• _TO DO_
Go through the listing and set it down exactly, leaving out its pictures.
── SOURCE EXCERPT ──
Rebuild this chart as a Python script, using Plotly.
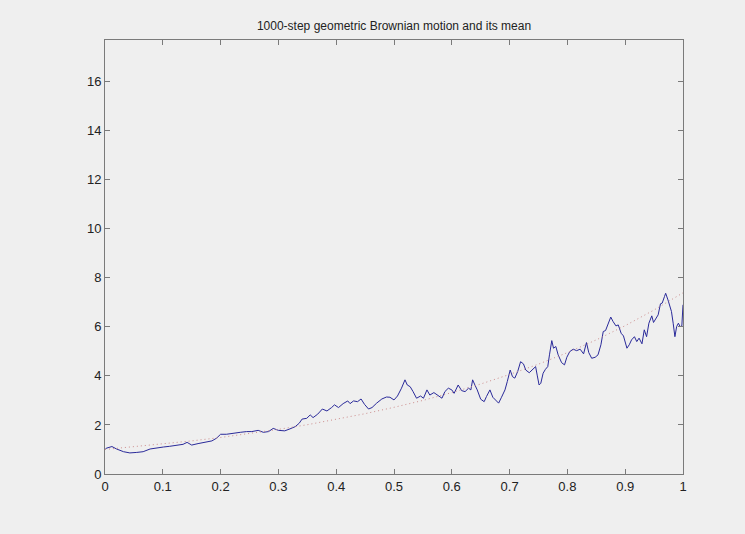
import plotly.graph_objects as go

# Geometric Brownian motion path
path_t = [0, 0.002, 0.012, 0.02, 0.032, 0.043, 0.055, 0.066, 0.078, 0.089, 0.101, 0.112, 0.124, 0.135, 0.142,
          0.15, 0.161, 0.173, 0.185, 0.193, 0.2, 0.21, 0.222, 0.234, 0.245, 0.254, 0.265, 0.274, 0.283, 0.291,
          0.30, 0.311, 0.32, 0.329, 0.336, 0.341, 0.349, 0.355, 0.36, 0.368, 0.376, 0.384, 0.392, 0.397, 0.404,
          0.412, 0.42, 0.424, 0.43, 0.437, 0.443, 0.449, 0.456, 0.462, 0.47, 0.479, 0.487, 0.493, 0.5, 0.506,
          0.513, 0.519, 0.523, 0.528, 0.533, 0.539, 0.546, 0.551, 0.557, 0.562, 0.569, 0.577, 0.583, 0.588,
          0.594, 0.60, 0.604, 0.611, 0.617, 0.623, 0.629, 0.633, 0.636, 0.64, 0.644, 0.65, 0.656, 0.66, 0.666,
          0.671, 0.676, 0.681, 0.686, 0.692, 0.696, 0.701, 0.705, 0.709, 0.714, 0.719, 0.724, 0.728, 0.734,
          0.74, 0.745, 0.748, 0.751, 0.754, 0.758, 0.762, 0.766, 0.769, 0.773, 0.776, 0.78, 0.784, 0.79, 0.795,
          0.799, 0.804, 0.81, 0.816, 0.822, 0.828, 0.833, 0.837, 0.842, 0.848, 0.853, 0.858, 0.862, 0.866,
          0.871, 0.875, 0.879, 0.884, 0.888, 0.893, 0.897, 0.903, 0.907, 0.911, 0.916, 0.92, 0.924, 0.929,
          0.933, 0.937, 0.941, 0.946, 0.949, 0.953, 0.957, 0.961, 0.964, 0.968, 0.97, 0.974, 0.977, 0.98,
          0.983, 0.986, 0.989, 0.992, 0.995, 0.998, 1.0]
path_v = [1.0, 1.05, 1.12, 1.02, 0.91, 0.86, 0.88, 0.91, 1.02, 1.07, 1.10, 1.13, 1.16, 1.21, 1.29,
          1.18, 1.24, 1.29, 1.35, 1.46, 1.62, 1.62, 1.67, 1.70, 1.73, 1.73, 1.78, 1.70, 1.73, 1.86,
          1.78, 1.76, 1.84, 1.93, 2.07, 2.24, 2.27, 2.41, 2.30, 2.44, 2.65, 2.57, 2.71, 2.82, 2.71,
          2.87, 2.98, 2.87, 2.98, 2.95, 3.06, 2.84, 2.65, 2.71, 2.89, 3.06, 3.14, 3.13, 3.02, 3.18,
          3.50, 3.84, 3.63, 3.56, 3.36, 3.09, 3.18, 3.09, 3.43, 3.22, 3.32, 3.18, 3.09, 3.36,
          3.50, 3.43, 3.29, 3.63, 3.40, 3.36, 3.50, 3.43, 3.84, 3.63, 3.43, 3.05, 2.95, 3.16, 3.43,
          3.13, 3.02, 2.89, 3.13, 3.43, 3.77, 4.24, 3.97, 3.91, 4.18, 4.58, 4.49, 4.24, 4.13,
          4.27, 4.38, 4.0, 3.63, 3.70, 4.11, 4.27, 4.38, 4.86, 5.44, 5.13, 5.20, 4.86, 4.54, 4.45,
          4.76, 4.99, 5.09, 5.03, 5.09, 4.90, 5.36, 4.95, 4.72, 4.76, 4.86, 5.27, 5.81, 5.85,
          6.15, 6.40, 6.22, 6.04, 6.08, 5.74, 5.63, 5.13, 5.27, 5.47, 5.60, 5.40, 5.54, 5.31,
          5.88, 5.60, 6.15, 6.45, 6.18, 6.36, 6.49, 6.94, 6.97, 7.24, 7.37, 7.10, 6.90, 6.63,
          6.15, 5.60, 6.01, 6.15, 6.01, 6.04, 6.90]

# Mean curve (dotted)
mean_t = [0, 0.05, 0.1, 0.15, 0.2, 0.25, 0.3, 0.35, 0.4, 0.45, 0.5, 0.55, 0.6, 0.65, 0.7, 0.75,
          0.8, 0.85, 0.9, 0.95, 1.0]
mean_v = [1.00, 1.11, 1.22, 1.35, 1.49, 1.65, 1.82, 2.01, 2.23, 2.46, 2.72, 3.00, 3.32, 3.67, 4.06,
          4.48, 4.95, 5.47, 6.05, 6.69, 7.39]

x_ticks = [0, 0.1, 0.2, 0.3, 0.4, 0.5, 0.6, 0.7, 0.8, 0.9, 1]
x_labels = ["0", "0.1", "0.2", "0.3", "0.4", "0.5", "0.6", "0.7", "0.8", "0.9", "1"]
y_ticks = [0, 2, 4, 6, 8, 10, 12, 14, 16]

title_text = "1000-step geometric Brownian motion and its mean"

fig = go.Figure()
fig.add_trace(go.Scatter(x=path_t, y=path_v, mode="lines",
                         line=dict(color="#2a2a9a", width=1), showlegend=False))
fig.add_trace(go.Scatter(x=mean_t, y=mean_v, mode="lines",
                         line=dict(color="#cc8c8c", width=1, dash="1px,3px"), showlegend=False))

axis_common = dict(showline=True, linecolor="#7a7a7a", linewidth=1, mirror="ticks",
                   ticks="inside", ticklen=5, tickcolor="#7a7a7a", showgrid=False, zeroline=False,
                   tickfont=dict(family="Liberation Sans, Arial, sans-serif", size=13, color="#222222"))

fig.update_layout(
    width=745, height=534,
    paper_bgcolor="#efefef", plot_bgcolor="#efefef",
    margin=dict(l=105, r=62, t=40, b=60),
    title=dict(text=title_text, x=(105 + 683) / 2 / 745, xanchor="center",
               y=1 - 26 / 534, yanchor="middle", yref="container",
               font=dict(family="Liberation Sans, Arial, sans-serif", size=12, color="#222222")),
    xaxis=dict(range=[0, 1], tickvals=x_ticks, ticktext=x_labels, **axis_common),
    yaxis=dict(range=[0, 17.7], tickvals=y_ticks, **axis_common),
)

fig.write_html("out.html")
───
• _RESULT_
Rebuild this chart as a Python script, using Plotly.
import plotly.graph_objects as go

# Geometric Brownian motion path
path_t = [0, 0.002, 0.012, 0.02, 0.032, 0.043, 0.055, 0.066, 0.078, 0.089, 0.101, 0.112, 0.124, 0.135, 0.142,
          0.15, 0.161, 0.173, 0.185, 0.193, 0.2, 0.21, 0.222, 0.234, 0.245, 0.254, 0.265, 0.274, 0.283, 0.291,
          0.30, 0.311, 0.32, 0.329, 0.336, 0.341, 0.349, 0.355, 0.36, 0.368, 0.376, 0.384, 0.392, 0.397, 0.404,
          0.412, 0.42, 0.424, 0.43, 0.437, 0.443, 0.449, 0.456, 0.462, 0.47, 0.479, 0.487, 0.493, 0.5, 0.506,
          0.513, 0.519, 0.523, 0.528, 0.533, 0.539, 0.546, 0.551, 0.557, 0.562, 0.569, 0.577, 0.583, 0.588,
          0.594, 0.60, 0.604, 0.611, 0.617, 0.623, 0.629, 0.633, 0.636, 0.64, 0.644, 0.65, 0.656, 0.66, 0.666,
          0.671, 0.676, 0.681, 0.686, 0.692, 0.696, 0.701, 0.705, 0.709, 0.714, 0.719, 0.724, 0.728, 0.734,
          0.74, 0.745, 0.748, 0.751, 0.754, 0.758, 0.762, 0.766, 0.769, 0.773, 0.776, 0.78, 0.784, 0.79, 0.795,
          0.799, 0.804, 0.81, 0.816, 0.822, 0.828, 0.833, 0.837, 0.842, 0.848, 0.853, 0.858, 0.862, 0.866,
          0.871, 0.875, 0.879, 0.884, 0.888, 0.893, 0.897, 0.903, 0.907, 0.911, 0.916, 0.92, 0.924, 0.929,
          0.933, 0.937, 0.941, 0.946, 0.949, 0.953, 0.957, 0.961, 0.964, 0.968, 0.97, 0.974, 0.977, 0.98,
          0.983, 0.986, 0.989, 0.992, 0.995, 0.998, 1.0]
path_v = [1.0, 1.05, 1.12, 1.02, 0.91, 0.86, 0.88, 0.91, 1.02, 1.07, 1.10, 1.13, 1.16, 1.21, 1.29,
          1.18, 1.24, 1.29, 1.35, 1.46, 1.62, 1.62, 1.67, 1.70, 1.73, 1.73, 1.78, 1.70, 1.73, 1.86,
          1.78, 1.76, 1.84, 1.93, 2.07, 2.24, 2.27, 2.41, 2.30, 2.44, 2.65, 2.57, 2.71, 2.82, 2.71,
          2.87, 2.98, 2.87, 2.98, 2.95, 3.06, 2.84, 2.65, 2.71, 2.89, 3.06, 3.14, 3.13, 3.02, 3.18,
          3.50, 3.84, 3.63, 3.56, 3.36, 3.09, 3.18, 3.09, 3.43, 3.22, 3.32, 3.18, 3.09, 3.36,
          3.50, 3.43, 3.29, 3.63, 3.40, 3.36, 3.50, 3.43, 3.84, 3.63, 3.43, 3.05, 2.95, 3.16, 3.43,
          3.13, 3.02, 2.89, 3.13, 3.43, 3.77, 4.24, 3.97, 3.91, 4.18, 4.58, 4.49, 4.24, 4.13,
          4.27, 4.38, 4.0, 3.63, 3.70, 4.11, 4.27, 4.38, 4.86, 5.44, 5.13, 5.20, 4.86, 4.54, 4.45,
          4.76, 4.99, 5.09, 5.03, 5.09, 4.90, 5.36, 4.95, 4.72, 4.76, 4.86, 5.27, 5.81, 5.85,
          6.15, 6.40, 6.22, 6.04, 6.08, 5.74, 5.63, 5.13, 5.27, 5.47, 5.60, 5.40, 5.54, 5.31,
          5.88, 5.60, 6.15, 6.45, 6.18, 6.36, 6.49, 6.94, 6.97, 7.24, 7.37, 7.10, 6.90, 6.63,
          6.15, 5.60, 6.01, 6.15, 6.01, 6.04, 6.90]

# Mean curve (dotted)
mean_t = [0, 0.05, 0.1, 0.15, 0.2, 0.25, 0.3, 0.35, 0.4, 0.45, 0.5, 0.55, 0.6, 0.65, 0.7, 0.75,
          0.8, 0.85, 0.9, 0.95, 1.0]
mean_v = [1.00, 1.11, 1.22, 1.35, 1.49, 1.65, 1.82, 2.01, 2.23, 2.46, 2.72, 3.00, 3.32, 3.67, 4.06,
          4.48, 4.95, 5.47, 6.05, 6.69, 7.39]

x_ticks = [0, 0.1, 0.2, 0.3, 0.4, 0.5, 0.6, 0.7, 0.8, 0.9, 1]
x_labels = ["0", "0.1", "0.2", "0.3", "0.4", "0.5", "0.6", "0.7", "0.8", "0.9", "1"]
y_ticks = [0, 2, 4, 6, 8, 10, 12, 14, 16]

title_text = "1000-step geometric Brownian motion and its mean"

fig = go.Figure()
fig.add_trace(go.Scatter(x=path_t, y=path_v, mode="lines",
                         line=dict(color="#2a2a9a", width=1), showlegend=False))
fig.add_trace(go.Scatter(x=mean_t, y=mean_v, mode="lines",
                         line=dict(color="#cc8c8c", width=1, dash="1px,3px"), showlegend=False))

axis_common = dict(showline=True, linecolor="#7a7a7a", linewidth=1, mirror="ticks",
                   ticks="inside", ticklen=5, tickcolor="#7a7a7a", showgrid=False, zeroline=False,
                   tickfont=dict(family="Liberation Sans, Arial, sans-serif", size=13, color="#222222"))

fig.update_layout(
    width=745, height=534,
    paper_bgcolor="#efefef", plot_bgcolor="#efefef",
    margin=dict(l=105, r=62, t=40, b=60),
    title=dict(text=title_text, x=(105 + 683) / 2 / 745, xanchor="center",
               y=1 - 26 / 534, yanchor="middle", yref="container",
               font=dict(family="Liberation Sans, Arial, sans-serif", size=12, color="#222222")),
    xaxis=dict(range=[0, 1], tickvals=x_ticks, ticktext=x_labels, **axis_common),
    yaxis=dict(range=[0, 17.7], tickvals=y_ticks, **axis_common),
)

fig.write_html("out.html")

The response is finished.